» **Exercise requirements**
Copy out all lines in the data below containing the string "matplotlib".

» **Records for the exercise**
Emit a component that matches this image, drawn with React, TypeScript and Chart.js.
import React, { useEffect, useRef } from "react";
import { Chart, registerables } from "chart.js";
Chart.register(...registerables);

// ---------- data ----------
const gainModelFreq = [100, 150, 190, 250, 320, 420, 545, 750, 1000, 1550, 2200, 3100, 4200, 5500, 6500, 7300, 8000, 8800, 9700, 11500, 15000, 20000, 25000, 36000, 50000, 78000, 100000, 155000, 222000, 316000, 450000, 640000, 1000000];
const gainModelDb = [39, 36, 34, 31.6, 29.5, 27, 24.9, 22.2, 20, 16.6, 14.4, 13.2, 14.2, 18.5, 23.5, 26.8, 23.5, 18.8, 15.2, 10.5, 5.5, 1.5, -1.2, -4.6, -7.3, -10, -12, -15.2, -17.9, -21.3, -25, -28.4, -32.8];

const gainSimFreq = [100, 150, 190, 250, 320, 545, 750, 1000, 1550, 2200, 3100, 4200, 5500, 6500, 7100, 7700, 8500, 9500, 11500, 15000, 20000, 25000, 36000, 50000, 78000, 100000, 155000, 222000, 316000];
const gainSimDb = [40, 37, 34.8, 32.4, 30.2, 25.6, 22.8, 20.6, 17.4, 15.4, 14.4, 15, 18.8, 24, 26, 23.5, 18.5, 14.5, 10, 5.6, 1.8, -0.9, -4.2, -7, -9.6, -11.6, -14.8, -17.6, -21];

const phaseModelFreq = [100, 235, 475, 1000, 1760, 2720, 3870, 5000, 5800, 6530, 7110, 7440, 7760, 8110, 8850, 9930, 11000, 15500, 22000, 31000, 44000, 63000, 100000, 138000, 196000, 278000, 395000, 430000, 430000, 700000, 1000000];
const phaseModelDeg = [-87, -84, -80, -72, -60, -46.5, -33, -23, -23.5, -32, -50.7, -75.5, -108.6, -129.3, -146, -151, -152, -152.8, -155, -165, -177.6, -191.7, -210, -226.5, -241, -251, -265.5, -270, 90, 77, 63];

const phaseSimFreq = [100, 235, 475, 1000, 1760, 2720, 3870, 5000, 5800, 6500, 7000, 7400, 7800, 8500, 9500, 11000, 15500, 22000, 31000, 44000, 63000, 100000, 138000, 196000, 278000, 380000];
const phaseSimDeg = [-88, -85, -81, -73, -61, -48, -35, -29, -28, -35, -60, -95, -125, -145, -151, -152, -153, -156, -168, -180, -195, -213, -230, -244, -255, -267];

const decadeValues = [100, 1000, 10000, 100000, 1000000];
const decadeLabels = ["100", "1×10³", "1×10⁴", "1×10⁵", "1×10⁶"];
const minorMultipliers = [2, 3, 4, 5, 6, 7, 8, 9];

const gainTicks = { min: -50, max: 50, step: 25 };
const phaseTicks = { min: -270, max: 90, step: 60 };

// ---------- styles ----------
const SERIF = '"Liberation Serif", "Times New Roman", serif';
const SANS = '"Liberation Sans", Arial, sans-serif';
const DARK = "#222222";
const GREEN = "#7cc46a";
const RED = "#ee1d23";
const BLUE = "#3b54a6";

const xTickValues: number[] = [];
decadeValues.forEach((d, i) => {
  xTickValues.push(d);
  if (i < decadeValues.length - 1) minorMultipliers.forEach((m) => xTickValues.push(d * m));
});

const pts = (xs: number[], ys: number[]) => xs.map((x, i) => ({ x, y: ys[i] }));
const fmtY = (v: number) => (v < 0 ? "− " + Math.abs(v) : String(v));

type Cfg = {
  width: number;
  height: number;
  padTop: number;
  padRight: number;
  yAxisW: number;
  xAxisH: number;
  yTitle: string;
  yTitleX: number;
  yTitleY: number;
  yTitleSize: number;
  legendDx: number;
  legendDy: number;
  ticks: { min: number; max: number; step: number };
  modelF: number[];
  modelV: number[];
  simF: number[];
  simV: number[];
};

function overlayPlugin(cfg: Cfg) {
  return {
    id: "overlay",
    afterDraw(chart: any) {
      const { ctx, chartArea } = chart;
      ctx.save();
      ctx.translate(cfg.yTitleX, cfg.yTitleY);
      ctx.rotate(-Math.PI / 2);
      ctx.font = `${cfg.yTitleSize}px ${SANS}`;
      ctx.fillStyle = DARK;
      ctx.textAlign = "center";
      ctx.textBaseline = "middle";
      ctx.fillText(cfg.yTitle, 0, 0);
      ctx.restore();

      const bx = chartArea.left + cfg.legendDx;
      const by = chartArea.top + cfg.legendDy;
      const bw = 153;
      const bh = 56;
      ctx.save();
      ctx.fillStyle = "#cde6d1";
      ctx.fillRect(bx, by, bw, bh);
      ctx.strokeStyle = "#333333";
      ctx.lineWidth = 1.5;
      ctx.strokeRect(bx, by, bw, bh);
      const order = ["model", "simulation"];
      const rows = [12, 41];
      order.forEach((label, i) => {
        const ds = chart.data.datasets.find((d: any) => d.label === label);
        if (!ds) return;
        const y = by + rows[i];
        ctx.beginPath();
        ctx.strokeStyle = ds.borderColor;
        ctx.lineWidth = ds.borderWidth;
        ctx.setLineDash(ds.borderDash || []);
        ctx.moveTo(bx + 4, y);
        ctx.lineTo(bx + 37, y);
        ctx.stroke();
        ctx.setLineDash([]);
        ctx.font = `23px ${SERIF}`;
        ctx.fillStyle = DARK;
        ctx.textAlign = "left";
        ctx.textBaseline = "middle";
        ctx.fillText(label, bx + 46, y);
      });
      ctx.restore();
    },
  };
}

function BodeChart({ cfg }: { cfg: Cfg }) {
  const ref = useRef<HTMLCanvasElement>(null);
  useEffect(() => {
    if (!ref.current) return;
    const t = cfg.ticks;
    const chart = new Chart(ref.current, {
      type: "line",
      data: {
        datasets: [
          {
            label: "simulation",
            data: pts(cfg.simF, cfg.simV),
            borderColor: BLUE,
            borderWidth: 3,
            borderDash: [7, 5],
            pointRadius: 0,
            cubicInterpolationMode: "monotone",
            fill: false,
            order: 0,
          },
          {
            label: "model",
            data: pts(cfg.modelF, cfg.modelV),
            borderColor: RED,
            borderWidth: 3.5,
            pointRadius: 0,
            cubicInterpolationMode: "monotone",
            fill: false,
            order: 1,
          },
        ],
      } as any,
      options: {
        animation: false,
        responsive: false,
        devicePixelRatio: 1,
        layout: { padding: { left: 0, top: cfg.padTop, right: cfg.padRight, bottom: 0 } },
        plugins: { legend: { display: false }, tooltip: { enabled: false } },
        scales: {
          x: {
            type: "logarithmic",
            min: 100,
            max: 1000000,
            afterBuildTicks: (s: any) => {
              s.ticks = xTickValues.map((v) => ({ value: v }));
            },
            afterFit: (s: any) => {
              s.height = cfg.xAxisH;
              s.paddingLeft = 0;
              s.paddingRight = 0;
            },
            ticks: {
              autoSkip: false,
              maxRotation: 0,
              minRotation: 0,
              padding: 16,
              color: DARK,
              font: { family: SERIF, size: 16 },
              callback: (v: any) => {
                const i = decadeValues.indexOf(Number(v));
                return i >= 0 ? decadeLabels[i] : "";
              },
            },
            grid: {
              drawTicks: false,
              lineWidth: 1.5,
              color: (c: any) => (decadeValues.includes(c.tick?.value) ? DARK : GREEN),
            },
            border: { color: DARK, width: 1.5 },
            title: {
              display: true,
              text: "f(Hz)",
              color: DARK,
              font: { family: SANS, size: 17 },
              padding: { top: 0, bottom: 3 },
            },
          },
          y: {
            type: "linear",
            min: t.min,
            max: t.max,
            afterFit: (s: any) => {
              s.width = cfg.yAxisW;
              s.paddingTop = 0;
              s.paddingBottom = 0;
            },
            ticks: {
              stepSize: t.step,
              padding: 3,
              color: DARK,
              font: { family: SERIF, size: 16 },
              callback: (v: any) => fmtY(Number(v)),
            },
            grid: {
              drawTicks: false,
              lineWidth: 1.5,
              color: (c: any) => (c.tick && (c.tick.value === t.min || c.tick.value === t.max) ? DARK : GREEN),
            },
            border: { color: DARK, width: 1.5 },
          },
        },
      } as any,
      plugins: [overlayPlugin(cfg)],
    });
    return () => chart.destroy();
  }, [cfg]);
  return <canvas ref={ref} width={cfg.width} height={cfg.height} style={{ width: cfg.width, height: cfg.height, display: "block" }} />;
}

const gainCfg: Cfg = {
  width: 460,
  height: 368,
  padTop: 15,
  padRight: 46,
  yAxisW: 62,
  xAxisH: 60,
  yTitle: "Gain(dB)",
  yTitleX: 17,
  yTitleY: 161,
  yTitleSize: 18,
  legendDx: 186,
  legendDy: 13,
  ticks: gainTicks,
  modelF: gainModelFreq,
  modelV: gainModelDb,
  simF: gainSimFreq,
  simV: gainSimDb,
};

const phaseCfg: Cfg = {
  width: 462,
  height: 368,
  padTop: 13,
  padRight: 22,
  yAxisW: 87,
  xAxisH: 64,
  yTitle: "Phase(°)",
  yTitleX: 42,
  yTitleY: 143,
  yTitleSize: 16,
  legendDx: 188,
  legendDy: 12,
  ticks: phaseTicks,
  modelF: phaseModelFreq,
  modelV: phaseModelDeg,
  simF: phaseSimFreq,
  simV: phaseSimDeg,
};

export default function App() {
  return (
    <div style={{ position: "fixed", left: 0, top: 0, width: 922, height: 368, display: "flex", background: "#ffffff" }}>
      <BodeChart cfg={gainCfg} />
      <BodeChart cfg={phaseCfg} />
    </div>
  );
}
---
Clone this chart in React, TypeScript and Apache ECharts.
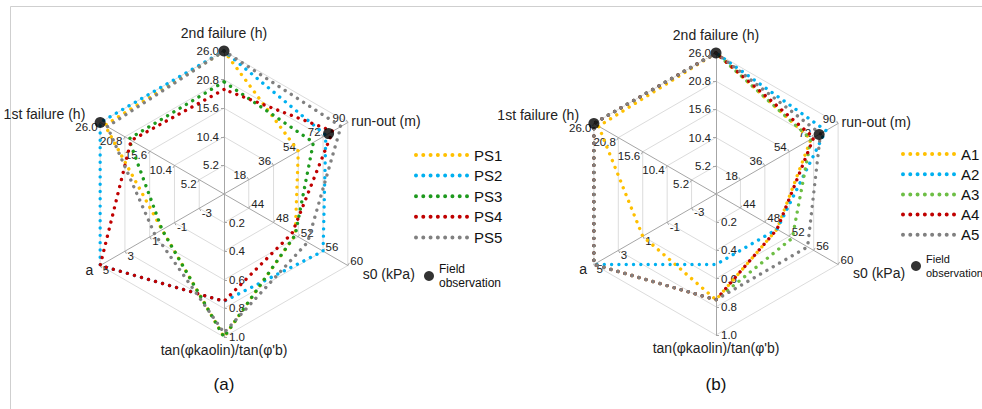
==
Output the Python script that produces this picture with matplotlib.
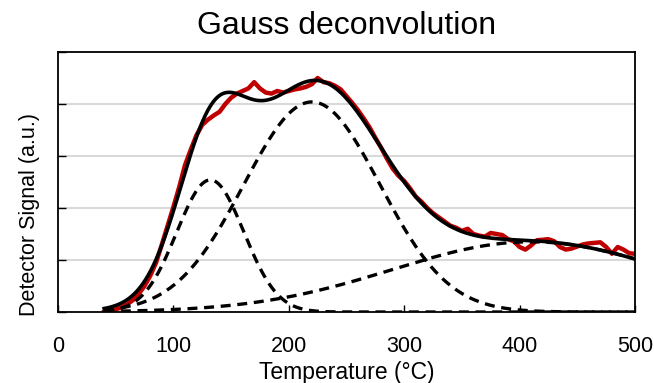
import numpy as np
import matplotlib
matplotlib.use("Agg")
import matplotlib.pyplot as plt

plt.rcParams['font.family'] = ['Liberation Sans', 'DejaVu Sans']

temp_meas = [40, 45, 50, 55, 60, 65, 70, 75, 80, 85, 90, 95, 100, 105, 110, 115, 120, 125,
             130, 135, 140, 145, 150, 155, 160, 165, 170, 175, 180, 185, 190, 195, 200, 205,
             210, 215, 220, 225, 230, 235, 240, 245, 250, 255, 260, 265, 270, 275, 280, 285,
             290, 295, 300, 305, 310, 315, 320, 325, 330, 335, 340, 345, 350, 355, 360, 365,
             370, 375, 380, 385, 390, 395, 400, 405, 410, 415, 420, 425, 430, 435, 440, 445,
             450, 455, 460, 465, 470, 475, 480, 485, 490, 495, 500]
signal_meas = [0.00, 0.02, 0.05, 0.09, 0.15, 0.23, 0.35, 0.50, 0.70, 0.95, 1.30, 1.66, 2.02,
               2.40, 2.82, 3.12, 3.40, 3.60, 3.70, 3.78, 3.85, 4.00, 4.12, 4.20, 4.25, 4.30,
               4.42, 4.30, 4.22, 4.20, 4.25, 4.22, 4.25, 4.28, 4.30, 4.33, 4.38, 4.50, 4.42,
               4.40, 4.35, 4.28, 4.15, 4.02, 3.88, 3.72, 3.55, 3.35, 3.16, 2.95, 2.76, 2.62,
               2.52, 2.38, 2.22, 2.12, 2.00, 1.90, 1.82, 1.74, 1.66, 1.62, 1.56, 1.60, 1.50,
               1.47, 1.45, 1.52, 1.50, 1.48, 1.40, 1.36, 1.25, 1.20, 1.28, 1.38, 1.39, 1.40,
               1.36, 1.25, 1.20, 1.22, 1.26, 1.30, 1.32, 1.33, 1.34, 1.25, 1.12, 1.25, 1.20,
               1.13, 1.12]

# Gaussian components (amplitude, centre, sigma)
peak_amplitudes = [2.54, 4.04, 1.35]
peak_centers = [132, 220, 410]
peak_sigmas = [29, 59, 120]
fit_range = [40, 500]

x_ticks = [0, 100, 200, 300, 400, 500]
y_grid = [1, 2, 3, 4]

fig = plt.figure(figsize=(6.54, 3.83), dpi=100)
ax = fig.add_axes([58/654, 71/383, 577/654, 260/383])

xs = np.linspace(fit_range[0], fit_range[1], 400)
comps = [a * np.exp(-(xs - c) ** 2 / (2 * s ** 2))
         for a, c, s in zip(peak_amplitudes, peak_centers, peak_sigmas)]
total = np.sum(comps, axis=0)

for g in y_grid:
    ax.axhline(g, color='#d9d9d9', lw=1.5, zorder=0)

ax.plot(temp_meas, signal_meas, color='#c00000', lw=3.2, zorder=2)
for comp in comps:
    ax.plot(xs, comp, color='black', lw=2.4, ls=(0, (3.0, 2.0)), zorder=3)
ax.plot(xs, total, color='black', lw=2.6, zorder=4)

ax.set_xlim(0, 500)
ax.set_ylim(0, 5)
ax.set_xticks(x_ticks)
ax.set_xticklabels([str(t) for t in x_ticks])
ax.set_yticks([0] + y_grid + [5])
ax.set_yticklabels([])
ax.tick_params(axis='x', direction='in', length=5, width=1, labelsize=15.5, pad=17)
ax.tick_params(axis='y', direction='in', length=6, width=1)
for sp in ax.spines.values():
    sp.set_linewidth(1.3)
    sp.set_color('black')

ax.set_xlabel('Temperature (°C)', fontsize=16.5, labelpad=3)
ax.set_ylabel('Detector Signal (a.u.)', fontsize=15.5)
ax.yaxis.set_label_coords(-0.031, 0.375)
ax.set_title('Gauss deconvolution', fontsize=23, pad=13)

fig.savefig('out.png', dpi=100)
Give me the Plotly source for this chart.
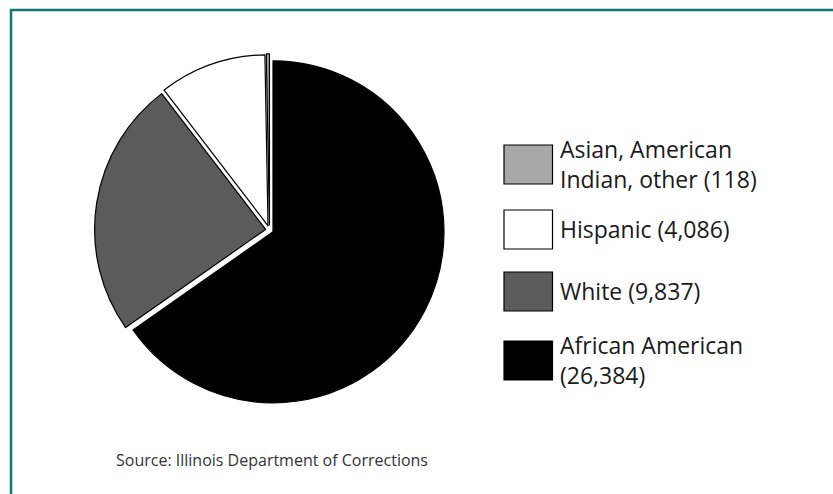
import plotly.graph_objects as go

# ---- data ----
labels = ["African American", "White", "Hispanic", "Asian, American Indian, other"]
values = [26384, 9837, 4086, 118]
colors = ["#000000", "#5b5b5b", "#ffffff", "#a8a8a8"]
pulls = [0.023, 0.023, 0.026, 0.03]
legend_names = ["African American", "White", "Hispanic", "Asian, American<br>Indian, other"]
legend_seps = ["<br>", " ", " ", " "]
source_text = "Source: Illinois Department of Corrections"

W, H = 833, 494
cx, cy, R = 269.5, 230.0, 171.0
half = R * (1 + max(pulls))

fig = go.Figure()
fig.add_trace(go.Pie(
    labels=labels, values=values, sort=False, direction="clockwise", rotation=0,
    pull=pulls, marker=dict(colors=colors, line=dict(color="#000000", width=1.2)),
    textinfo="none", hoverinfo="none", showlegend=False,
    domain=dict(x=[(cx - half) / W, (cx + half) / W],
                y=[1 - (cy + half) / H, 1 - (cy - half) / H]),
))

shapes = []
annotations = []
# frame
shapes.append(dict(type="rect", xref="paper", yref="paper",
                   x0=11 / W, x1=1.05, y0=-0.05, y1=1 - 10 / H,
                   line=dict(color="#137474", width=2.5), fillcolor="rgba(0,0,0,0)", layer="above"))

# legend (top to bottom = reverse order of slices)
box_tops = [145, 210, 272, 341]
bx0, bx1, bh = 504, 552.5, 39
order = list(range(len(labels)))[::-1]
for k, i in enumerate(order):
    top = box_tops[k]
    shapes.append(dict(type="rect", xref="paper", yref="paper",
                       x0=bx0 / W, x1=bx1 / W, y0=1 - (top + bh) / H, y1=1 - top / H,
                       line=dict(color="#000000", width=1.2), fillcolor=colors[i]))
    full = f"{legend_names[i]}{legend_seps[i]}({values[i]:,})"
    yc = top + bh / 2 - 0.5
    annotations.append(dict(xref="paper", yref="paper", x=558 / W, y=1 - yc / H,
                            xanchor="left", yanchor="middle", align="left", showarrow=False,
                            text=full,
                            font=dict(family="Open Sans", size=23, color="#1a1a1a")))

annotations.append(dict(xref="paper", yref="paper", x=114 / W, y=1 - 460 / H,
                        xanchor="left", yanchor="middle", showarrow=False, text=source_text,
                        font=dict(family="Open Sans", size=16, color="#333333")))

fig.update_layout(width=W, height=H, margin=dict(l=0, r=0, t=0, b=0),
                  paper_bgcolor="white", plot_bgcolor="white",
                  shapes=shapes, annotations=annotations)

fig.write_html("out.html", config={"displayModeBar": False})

» **Solution to the problem**
Output the Python script that produces this picture with matplotlib.
import matplotlib
matplotlib.use("Agg")
import matplotlib.pyplot as plt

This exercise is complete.